The National Rapporteur on Human Trafficking and Sexual Violence Against Children estimates that some 1,300 children are exploited annually ‘right here in the Netherlands’. These are boys and girls who, often through blackmail, are forced to provide sexual services. Most of them surreptitiously end up doing this. Even though it is illegal, there are enough adults who take advantage of the situation. The damage done to children is enormous. This problem calls for innovative solutions.

Creative brainpower

Designers possess an ability to view issues from another perspective and to ‘reframe’ problems. This creative brainpower is urgently needed to deal with this subject. To offer the participants as many leads as possible, WDCD is working with its research partner STBY and the OM on an extensive package of useful background information.

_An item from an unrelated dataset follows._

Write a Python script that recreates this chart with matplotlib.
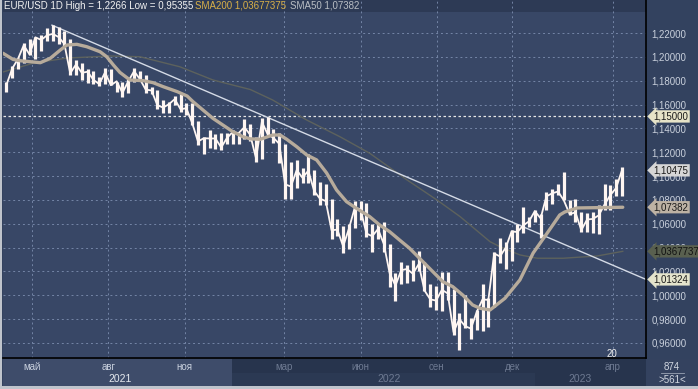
import matplotlib
matplotlib.use("Agg")
import matplotlib.pyplot as plt
import matplotlib.transforms as mtransforms
from matplotlib.patches import Rectangle
from matplotlib.ticker import FixedLocator, FuncFormatter
import pandas as pd

# weekly EUR/USD bars (week starting monday)
week_start = pd.date_range("2021-03-29", periods=107, freq="W-MON")
highs = [
    1.1791, 1.1927, 1.1994, 1.2117, 1.2150, 1.2170, 1.2182, 1.2245, 1.2266, 1.2254,
    1.2218, 1.2150, 1.1975, 1.1945, 1.1895, 1.1880, 1.1830, 1.1909, 1.1900, 1.1790,
    1.1790, 1.1810, 1.1909, 1.1885, 1.1845, 1.1750, 1.1720, 1.1640, 1.1625, 1.1670,
    1.1692, 1.1616, 1.1610, 1.1465, 1.1330, 1.1383, 1.1355, 1.1360, 1.1360, 1.1386,
    1.1365, 1.1482, 1.1440, 1.1330, 1.1484, 1.1495, 1.1395, 1.1360, 1.1270, 1.1121,
    1.1137, 1.1070, 1.1185, 1.1050, 1.0950, 1.0936, 1.0807, 1.0642, 1.0577, 1.0600,
    1.0787, 1.0787, 1.0774, 1.0600, 1.0605, 1.0615, 1.0430, 1.0185, 1.0278, 1.0255,
    1.0294, 1.0369, 1.0275, 1.0090, 1.0080, 1.0198, 1.0197, 1.0050, 0.9853, 0.9999,
    0.9810, 0.9876, 1.0094, 0.9976, 1.0360, 1.0480, 1.0448, 1.0545, 1.0595, 1.0736,
    1.0660, 1.0713, 1.0683, 1.0867, 1.0887, 1.0930, 1.1033, 1.0800, 1.0805, 1.0700,
    1.0690, 1.0700, 1.0760, 1.0930, 1.0925, 1.0975, 1.1075,
]
lows = [
    1.1704, 1.1820, 1.1900, 1.1950, 1.2018, 1.1986, 1.2052, 1.2130, 1.2134, 1.2104,
    1.2094, 1.1847, 1.1848, 1.1807, 1.1781, 1.1772, 1.1752, 1.1770, 1.1760, 1.1705,
    1.1664, 1.1700, 1.1790, 1.1800, 1.1700, 1.1685, 1.1563, 1.1530, 1.1525, 1.1600,
    1.1535, 1.1512, 1.1432, 1.1264, 1.1186, 1.1236, 1.1228, 1.1222, 1.1265, 1.1270,
    1.1272, 1.1313, 1.1290, 1.1121, 1.1140, 1.1340, 1.1280, 1.1106, 1.0806, 1.0806,
    1.0900, 1.0945, 1.0944, 1.0837, 1.0757, 1.0760, 1.0470, 1.0493, 1.0350, 1.0390,
    1.0560, 1.0627, 1.0490, 1.0359, 1.0470, 1.0366, 1.0072, 0.9952, 1.0097, 1.0100,
    1.0123, 1.0200, 1.0035, 0.9900, 0.9878, 0.9864, 0.9956, 0.9668, 0.9536, 0.9725,
    0.9632, 0.9705, 0.9700, 0.9730, 0.9900, 1.0270, 1.0223, 1.0290, 1.0443, 1.0520,
    1.0575, 1.0610, 1.0483, 1.0713, 1.0766, 1.0840, 1.0797, 1.0670, 1.0613, 1.0533,
    1.0533, 1.0524, 1.0516, 1.0712, 1.0713, 1.0830, 1.0830,
]
closes = [
    1.1762, 1.1900, 1.1982, 1.2097, 1.2020, 1.2164, 1.2142, 1.2180, 1.2193, 1.2166,
    1.2108, 1.1862, 1.1936, 1.1866, 1.1875, 1.1807, 1.1771, 1.1870, 1.1762, 1.1795,
    1.1697, 1.1795, 1.1880, 1.1813, 1.1725, 1.1718, 1.1595, 1.1574, 1.1603, 1.1645,
    1.1560, 1.1569, 1.1445, 1.1290, 1.1317, 1.1315, 1.1315, 1.1240, 1.1320, 1.1370,
    1.1360, 1.1410, 1.1345, 1.1148, 1.1455, 1.1350, 1.1320, 1.1270, 1.0930, 1.0912,
    1.1050, 1.0985, 1.1045, 1.0875, 1.0810, 1.0790, 1.0545, 1.0550, 1.0410, 1.0560,
    1.0735, 1.0720, 1.0518, 1.0495, 1.0555, 1.0430, 1.0185, 1.0080, 1.0210, 1.0220,
    1.0180, 1.0260, 1.0040, 0.9965, 0.9955, 1.0045, 1.0015, 0.9690, 0.9800, 0.9740,
    0.9720, 0.9860, 0.9965, 0.9960, 1.0350, 1.0325, 1.0400, 1.0535, 1.0530, 1.0585,
    1.0620, 1.0705, 1.0645, 1.0830, 1.0855, 1.0870, 1.0795, 1.0680, 1.0695, 1.0545,
    1.0635, 1.0640, 1.0670, 1.0760, 1.0840, 1.0900, 1.1048,
]

sma50_dates = [
    "2021-03-27", "2021-04-08", "2021-04-16", "2021-05-11", "2021-05-23", "2021-06-04",
    "2021-06-12", "2021-06-24", "2021-07-06", "2021-07-22", "2021-07-30", "2021-08-07",
    "2021-08-15", "2021-08-27", "2021-09-12", "2021-09-24", "2021-10-06", "2021-10-23",
    "2021-11-04", "2021-11-11", "2021-11-23", "2021-12-05", "2021-12-17", "2021-12-29",
    "2022-01-10", "2022-01-19", "2022-01-31", "2022-02-15", "2022-02-24", "2022-03-04",
    "2022-03-16", "2022-03-28", "2022-04-09", "2022-04-21", "2022-05-03", "2022-05-15",
    "2022-05-27", "2022-06-12", "2022-06-24", "2022-07-06", "2022-07-18", "2022-07-30",
    "2022-08-11", "2022-08-27", "2022-09-08", "2022-09-20", "2022-10-02", "2022-10-14",
    "2022-10-23", "2022-11-04", "2022-11-22", "2022-12-10", "2022-12-26", "2023-01-12",
    "2023-01-27", "2023-02-02", "2023-02-17", "2023-04-13",
]
sma50 = [
    1.2030, 1.1979, 1.1968, 1.1951, 1.1988, 1.2057,
    1.2099, 1.2105, 1.2085, 1.2043, 1.2001, 1.1932,
    1.1869, 1.1806, 1.1800, 1.1783, 1.1750, 1.1708,
    1.1671, 1.1624, 1.1554, 1.1484, 1.1428, 1.1372,
    1.1330, 1.1312, 1.1308, 1.1344, 1.1344, 1.1308,
    1.1246, 1.1177, 1.1135, 1.1026, 1.0883, 1.0785,
    1.0729, 1.0659, 1.0589, 1.0533, 1.0463, 1.0394,
    1.0310, 1.0198, 1.0114, 1.0072, 1.0002, 0.9918,
    0.9890, 0.9876, 0.9974, 1.0128, 1.0354, 1.0522,
    1.0673, 1.0698, 1.0732, 1.0738,
]

sma200_dates = [
    "2021-03-27", "2021-05-02", "2021-06-12", "2021-08-03", "2021-09-08", "2021-10-26",
    "2021-12-05", "2022-01-19", "2022-02-15", "2022-03-28", "2022-05-07", "2022-06-12",
    "2022-07-27", "2022-09-01", "2022-09-29", "2022-11-04", "2022-11-16", "2022-12-10",
    "2022-12-31", "2023-01-31", "2023-03-13", "2023-04-13",
]
sma200 = [
    1.1873, 1.1946, 1.1990, 1.2007, 1.2001, 1.1917,
    1.1806, 1.1726, 1.1638, 1.1470, 1.1330, 1.1191,
    1.0967, 1.0799, 1.0659, 1.0449, 1.0407, 1.0338,
    1.0310, 1.0310, 1.0329, 1.0368,
]

# trend line anchors (date, price)
trend_dates = ["2021-05-25", "2023-05-11"]
trend_vals = [1.2266, 1.01324]

level = 1.15
y_ticks = [0.96, 0.98, 1.00, 1.02, 1.04, 1.06, 1.08, 1.10, 1.12, 1.14, 1.16, 1.18, 1.20, 1.22]
month_dates = ["2021-05-01", "2021-08-01", "2021-11-01", "2022-03-01",
               "2022-06-01", "2022-09-01", "2022-12-01", "2023-04-01"]
month_labels = ["май", "авг", "ноя", "мар", "июн", "сен", "дек", "апр"]
year_dates = ["2021-08-15", "2022-07-05", "2023-02-20"]
year_labels = ["2021", "2022", "2023"]

tags = [
    ("1,15000", 1.15, "#e6e3c8", "#1a1a1a"),
    ("1,10475", 1.10475, "#d6d6d6", "#1a1a1a"),
    ("1,07382", 1.07382, "#bdb2a4", "#1a1a1a"),
    ("1,03677375", 1.03677375, "#59604f", "#111111"),
    ("1,01324", 1.01324, "#e4e4cc", "#1a1a1a"),
]

plt.rcParams["font.family"] = ["Liberation Sans", "DejaVu Sans"]

W, H = 698, 389
bg = "#384766"
fig = plt.figure(figsize=(W / 100, H / 100), dpi=100, facecolor="#33425f")


def fx(px):
    return px / W


def fy(py):
    return 1 - py / H


ax = fig.add_axes([fx(3), fy(358), fx(646) - fx(3), fy(0) - fy(358)])
ax.set_facecolor(bg)

x0 = pd.Timestamp("2021-03-27")
x1 = pd.Timestamp("2023-05-11")
ax.set_xlim(x0, x1)
ax.set_ylim(0.9473, 1.2477)

# header strip
ax.add_patch(Rectangle((0, 1 - 12 / 358), 1, 12 / 358, transform=ax.transAxes,
                       facecolor="#2d3a55", edgecolor="none", zorder=0.5))

grid_kw = dict(color="#7485a6", lw=0.7, ls=(0, (2, 3)), zorder=0.8)
for v in y_ticks:
    ax.axhline(v, **grid_kw)
for d in month_dates:
    ax.axvline(pd.Timestamp(d), **grid_kw)

ax.axhline(level, color="#e8e8e8", lw=0.9, ls=(0, (2, 2)), zorder=1)

ax.plot(pd.to_datetime(sma200_dates), sma200, color="#5d625d", lw=1.0, zorder=2)
ax.plot(pd.to_datetime(trend_dates), trend_vals, color="#d5dbe6", lw=1.0, zorder=2.5)

mid = week_start + pd.Timedelta(days=2)
ax.vlines(mid, lows, highs, color="#fff6f2", lw=2.3, zorder=3)
ax.plot(mid, closes, color="#fff6f2", lw=1.3, zorder=3)

ax.plot(pd.to_datetime(sma50_dates), sma50, color="#b7ab9b", lw=2.4, zorder=4,
        solid_capstyle="round")

for s in ["top", "left"]:
    ax.spines[s].set_visible(False)
ax.spines["right"].set_color("black")
ax.spines["bottom"].set_color("black")
ax.spines["right"].set_linewidth(1.2)
ax.spines["bottom"].set_linewidth(1.2)

ax.set_xticks([])
ax.yaxis.tick_right()
ax.yaxis.set_major_locator(FixedLocator(y_ticks))
ax.yaxis.set_major_formatter(FuncFormatter(lambda v, p: f"{v:.5f}".replace(".", ",")))
ax.tick_params(axis="y", length=0, pad=4, labelsize=7, labelcolor="#c9d0dc")

# value tags on the right axis
ytr = mtransforms.blended_transform_factory(ax.transAxes, ax.transData)
for txt, val, fc, tc in tags:
    ax.text(1.012, val, txt, transform=ytr, ha="left", va="center", fontsize=7,
            color=tc, zorder=6, clip_on=False,
            bbox=dict(boxstyle="larrow,pad=0.12", fc=fc, ec="none"))

# header text
fig.text(fx(4), fy(6), "EUR/USD 1D High = 1,2266 Low = 0,95355", fontsize=7,
         color="#f2f2f2", va="center", ha="left")
fig.text(fx(195), fy(6), "SMA200 1,03677375", fontsize=7, color="#d8b048",
         va="center", ha="left")
fig.text(fx(290), fy(6), "SMA50 1,07382", fontsize=7, color="#b9bec4",
         va="center", ha="left")


# bottom time bar, drawn underneath the axes artists
def band(xa, xb, ya, yb, color):
    fig.add_artist(Rectangle((fx(xa), fy(yb)), fx(xb) - fx(xa), fy(ya) - fy(yb),
                             transform=fig.transFigure, facecolor=color,
                             edgecolor="none", zorder=-1))


band(3, 232, 359, 386, "#3e4c6a")
band(232, 646, 359, 386, "#27344d")
band(232, 535, 373, 386, "#2b3953")
band(647, 698, 359, 386, "#34425f")
band(0, 2, 0, 389, "#bfc4cc")
band(0, 698, 386, 389, "#bfc4cc")

xtr = mtransforms.blended_transform_factory(ax.transData, fig.transFigure)
split = pd.Timestamp("2022-01-20")
for d, lab in zip(month_dates, month_labels):
    c = "#c9d1de" if pd.Timestamp(d) < split else "#6e7a92"
    ax.text(pd.Timestamp(d), fy(367), lab, transform=xtr, ha="center", va="center",
            fontsize=7, color=c, clip_on=False)
for d, lab in zip(year_dates, year_labels):
    c = "#e6eaf0" if pd.Timestamp(d) < split else "#6e7a92"
    ax.text(pd.Timestamp(d), fy(379), lab, transform=xtr, ha="center", va="center",
            fontsize=7.5, color=c, clip_on=False)

fig.text(fx(612), fy(354), "20", fontsize=7, color="#f0f0f0", ha="center", va="center")
fig.text(fx(672), fy(367), "874", fontsize=7, color="#d0d6e0", ha="center", va="center")
fig.add_artist(plt.Line2D([fx(661), fx(684)], [fy(373), fy(373)], color="#9aa4b4", lw=0.6))
fig.text(fx(672), fy(380), ">561<", fontsize=7, color="#d0d6e0", ha="center", va="center")

fig.savefig("out.png", dpi=100, facecolor=fig.get_facecolor())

The challenge will be launched during WDCD Live Amsterdam on 24 & 25 May 2018 with an introductory session at De Balie on 24 May in the morning, together with the participating designers, public prosecutors, experts, and victims. To start the ideation process, the public is welcome to participate in the dialogue that closes the programme and leave their ideas, suggestions and questions on a post-it wall. These will be used to kick-off the subsequent design jam with the designers participating in the challenge.

Images: Research meeting for the briefs of the challenge with experts, design research agency STBY and WDCD.